== What you are asked to do ==
Keep only the lines of the listing that include the word "this", and copy them.

== Information supplied ==
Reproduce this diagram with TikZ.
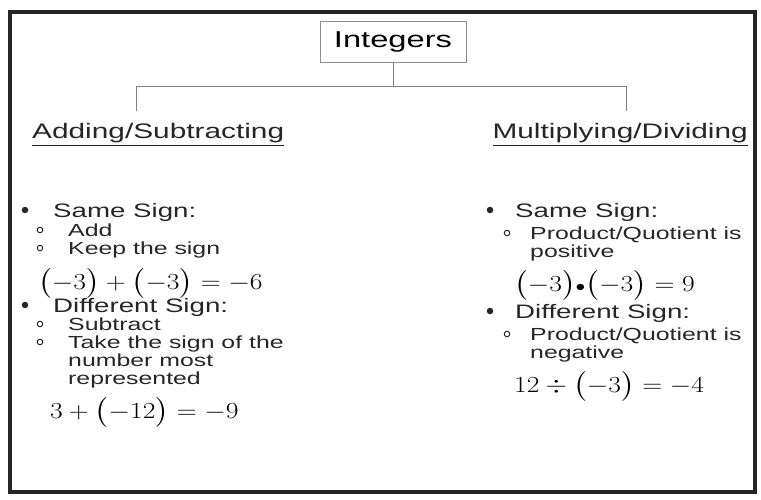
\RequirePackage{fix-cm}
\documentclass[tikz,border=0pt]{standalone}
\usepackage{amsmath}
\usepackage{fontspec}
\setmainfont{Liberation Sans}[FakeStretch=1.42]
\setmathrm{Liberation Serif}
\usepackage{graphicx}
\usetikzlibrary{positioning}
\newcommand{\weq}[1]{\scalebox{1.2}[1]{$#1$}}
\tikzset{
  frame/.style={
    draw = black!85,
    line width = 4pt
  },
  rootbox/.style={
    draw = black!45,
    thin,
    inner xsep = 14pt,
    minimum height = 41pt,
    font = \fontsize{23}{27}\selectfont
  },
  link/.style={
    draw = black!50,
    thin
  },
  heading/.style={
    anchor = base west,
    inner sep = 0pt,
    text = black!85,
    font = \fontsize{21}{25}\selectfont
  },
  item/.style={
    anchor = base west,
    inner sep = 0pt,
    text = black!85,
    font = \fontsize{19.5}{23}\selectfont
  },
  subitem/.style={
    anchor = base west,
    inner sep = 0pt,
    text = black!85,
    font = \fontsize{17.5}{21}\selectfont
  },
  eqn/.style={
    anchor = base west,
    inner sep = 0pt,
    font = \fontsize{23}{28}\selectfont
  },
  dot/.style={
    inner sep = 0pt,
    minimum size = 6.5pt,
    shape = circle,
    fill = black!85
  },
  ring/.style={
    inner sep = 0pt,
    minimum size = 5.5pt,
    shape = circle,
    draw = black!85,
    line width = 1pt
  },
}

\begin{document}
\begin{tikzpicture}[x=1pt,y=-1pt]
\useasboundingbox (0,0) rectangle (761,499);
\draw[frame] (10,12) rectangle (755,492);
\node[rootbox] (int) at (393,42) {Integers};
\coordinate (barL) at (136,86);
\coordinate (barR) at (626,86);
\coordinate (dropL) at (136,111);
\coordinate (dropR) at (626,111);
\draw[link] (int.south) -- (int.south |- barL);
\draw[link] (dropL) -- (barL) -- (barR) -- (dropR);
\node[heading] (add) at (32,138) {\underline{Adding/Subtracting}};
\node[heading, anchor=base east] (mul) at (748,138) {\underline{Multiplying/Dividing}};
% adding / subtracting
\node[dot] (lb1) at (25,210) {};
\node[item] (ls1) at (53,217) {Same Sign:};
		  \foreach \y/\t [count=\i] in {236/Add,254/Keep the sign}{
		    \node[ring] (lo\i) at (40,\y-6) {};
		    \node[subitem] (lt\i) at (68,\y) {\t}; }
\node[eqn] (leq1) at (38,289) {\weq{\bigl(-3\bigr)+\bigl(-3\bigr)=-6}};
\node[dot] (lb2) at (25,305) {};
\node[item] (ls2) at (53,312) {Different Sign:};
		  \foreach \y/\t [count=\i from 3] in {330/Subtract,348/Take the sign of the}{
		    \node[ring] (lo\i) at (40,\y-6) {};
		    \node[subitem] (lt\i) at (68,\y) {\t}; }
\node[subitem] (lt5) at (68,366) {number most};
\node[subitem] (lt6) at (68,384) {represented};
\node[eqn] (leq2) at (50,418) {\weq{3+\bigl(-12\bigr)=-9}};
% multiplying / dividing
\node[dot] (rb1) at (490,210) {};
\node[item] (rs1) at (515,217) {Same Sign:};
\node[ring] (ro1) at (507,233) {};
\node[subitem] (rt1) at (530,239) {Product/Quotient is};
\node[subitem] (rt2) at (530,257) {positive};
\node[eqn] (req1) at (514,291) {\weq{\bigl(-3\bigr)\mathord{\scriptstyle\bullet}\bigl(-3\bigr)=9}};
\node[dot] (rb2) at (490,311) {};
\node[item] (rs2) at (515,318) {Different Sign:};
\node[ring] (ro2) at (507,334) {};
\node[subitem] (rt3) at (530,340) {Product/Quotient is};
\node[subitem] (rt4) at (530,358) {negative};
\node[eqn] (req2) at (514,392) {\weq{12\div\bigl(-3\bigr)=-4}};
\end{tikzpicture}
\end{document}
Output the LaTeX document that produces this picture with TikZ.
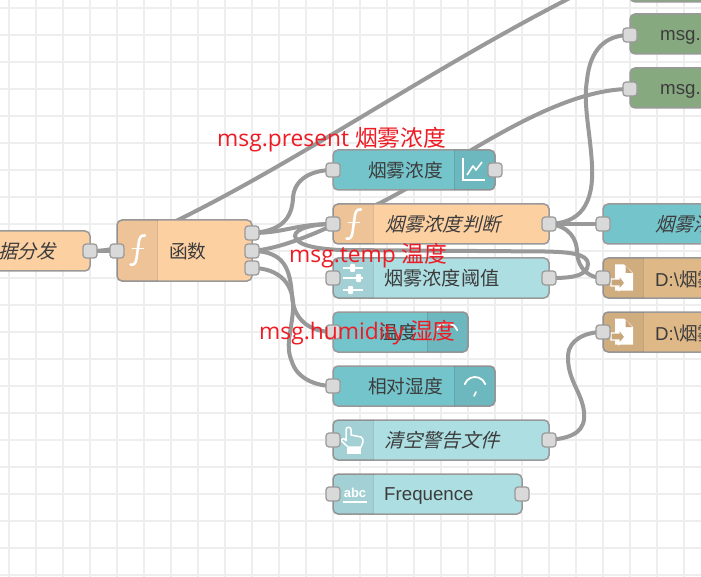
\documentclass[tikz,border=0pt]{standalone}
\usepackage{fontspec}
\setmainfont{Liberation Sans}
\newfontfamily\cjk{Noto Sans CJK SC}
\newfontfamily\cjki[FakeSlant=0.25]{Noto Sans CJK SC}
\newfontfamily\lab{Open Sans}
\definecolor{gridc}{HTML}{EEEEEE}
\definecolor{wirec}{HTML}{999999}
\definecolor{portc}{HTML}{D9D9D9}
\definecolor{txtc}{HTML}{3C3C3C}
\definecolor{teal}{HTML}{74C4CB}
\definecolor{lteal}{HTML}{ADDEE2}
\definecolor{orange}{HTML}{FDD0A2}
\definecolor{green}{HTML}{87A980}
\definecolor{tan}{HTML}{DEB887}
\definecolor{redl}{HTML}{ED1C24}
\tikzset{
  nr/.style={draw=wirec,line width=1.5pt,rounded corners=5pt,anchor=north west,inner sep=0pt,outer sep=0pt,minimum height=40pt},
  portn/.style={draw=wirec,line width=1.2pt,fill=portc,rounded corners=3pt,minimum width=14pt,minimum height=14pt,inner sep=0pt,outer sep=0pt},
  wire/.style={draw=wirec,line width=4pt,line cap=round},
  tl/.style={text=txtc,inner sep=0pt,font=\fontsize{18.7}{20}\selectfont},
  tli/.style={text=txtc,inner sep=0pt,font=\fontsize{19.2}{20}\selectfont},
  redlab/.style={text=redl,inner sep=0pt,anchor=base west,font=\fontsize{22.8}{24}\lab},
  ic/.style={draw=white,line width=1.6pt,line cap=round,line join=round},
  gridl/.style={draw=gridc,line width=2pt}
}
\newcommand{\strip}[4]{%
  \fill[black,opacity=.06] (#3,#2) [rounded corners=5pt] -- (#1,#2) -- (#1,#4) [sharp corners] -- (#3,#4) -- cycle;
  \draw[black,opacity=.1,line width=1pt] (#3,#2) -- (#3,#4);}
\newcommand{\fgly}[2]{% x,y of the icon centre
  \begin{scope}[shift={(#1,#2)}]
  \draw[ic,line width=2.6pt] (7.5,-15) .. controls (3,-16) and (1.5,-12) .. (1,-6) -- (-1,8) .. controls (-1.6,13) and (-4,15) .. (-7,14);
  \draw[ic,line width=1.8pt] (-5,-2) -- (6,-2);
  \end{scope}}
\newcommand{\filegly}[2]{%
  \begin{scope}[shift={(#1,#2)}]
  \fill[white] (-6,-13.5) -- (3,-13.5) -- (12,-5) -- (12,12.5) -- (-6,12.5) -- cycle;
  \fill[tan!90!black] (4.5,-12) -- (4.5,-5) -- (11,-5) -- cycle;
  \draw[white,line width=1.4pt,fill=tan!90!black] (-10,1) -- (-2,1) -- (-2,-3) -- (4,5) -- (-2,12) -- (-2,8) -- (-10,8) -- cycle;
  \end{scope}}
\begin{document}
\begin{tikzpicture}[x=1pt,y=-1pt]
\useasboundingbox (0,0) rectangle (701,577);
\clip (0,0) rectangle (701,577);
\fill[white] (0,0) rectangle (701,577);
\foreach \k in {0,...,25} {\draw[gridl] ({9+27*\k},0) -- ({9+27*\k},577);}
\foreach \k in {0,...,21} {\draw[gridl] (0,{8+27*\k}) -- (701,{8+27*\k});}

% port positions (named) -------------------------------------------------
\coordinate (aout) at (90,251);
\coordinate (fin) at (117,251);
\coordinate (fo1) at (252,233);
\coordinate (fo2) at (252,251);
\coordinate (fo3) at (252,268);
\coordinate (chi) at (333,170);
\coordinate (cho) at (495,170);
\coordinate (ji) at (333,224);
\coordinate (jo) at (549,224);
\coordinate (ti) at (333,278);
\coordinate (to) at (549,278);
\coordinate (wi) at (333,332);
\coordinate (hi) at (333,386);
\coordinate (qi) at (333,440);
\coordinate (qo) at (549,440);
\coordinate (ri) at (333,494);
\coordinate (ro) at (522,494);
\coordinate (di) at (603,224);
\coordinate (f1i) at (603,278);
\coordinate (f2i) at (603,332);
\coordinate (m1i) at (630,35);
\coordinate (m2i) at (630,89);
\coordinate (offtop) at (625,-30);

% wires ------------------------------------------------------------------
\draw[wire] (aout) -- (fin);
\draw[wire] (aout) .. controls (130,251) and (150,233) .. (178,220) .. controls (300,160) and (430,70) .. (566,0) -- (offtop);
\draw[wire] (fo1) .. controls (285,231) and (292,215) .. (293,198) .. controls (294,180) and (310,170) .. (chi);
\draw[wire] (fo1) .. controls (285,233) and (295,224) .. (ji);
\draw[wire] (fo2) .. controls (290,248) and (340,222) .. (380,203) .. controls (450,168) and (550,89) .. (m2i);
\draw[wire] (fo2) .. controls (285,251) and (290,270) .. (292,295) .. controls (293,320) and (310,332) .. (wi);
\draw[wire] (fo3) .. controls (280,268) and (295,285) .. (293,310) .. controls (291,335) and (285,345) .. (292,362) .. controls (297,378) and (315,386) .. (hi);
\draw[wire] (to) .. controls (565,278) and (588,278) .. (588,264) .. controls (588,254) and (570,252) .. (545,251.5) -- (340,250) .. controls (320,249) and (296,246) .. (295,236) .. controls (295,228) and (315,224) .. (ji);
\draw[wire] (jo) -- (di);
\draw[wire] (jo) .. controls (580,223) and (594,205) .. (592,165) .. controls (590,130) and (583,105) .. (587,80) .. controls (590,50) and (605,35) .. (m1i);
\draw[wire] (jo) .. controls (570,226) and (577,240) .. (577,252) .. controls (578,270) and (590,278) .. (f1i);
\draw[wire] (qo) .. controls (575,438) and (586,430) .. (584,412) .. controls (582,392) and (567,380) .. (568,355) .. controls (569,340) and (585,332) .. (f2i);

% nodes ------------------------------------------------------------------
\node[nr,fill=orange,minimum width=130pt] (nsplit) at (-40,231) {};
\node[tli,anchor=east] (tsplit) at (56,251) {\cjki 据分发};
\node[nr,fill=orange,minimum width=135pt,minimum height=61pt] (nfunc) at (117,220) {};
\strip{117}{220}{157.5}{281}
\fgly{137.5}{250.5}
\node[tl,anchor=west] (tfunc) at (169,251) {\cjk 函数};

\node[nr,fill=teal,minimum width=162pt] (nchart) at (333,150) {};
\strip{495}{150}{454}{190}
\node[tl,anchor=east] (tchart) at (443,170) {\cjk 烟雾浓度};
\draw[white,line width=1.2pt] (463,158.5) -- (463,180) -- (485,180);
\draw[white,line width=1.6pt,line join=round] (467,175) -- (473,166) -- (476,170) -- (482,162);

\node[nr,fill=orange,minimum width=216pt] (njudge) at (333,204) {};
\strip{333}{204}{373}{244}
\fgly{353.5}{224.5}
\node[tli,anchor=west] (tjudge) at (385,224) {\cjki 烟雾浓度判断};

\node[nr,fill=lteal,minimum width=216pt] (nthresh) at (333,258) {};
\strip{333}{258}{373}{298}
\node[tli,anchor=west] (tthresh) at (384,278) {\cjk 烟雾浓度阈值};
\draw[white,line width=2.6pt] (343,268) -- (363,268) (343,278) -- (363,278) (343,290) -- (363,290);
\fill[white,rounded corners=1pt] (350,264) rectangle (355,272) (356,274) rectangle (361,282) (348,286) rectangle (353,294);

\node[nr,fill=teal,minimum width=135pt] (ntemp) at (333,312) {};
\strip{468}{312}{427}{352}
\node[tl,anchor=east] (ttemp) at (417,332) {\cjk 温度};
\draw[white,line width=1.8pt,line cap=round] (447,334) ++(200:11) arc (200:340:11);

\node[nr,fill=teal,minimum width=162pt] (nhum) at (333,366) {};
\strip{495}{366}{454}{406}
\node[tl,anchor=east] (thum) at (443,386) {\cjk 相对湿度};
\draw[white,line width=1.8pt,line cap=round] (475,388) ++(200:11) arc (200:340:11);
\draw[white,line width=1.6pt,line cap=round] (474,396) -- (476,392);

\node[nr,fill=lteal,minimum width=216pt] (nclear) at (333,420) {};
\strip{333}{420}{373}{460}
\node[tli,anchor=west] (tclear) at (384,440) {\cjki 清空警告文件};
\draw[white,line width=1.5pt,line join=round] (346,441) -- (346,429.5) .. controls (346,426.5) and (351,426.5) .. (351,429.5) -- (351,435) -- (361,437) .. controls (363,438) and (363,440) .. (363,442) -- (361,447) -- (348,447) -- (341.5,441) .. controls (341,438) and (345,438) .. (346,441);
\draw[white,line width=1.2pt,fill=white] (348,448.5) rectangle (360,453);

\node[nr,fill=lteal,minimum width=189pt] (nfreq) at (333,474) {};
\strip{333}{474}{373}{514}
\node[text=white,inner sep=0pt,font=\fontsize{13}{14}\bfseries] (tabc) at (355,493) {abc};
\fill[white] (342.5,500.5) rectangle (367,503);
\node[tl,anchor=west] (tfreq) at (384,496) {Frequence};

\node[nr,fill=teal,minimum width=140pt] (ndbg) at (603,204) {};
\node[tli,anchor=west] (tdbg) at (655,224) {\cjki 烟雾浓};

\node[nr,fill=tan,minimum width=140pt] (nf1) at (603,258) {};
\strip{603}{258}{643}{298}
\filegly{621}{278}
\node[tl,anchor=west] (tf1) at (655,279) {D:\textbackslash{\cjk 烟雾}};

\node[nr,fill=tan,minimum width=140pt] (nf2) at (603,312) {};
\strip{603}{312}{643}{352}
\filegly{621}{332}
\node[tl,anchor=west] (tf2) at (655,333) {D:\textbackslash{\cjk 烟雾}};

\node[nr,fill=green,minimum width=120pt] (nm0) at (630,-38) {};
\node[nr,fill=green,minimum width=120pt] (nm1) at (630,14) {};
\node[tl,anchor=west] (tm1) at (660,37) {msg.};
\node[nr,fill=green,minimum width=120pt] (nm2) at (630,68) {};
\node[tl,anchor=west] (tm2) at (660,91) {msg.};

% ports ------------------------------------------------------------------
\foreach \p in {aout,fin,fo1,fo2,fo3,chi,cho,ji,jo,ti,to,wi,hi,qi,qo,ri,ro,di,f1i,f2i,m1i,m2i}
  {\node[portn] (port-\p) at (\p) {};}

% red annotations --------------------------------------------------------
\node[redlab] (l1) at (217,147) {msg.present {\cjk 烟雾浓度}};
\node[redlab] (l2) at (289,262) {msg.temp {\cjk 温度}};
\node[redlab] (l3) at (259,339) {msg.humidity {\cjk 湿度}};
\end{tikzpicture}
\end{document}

== Finished task ==
Reproduce this diagram with TikZ.
Output the LaTeX document that produces this picture with TikZ.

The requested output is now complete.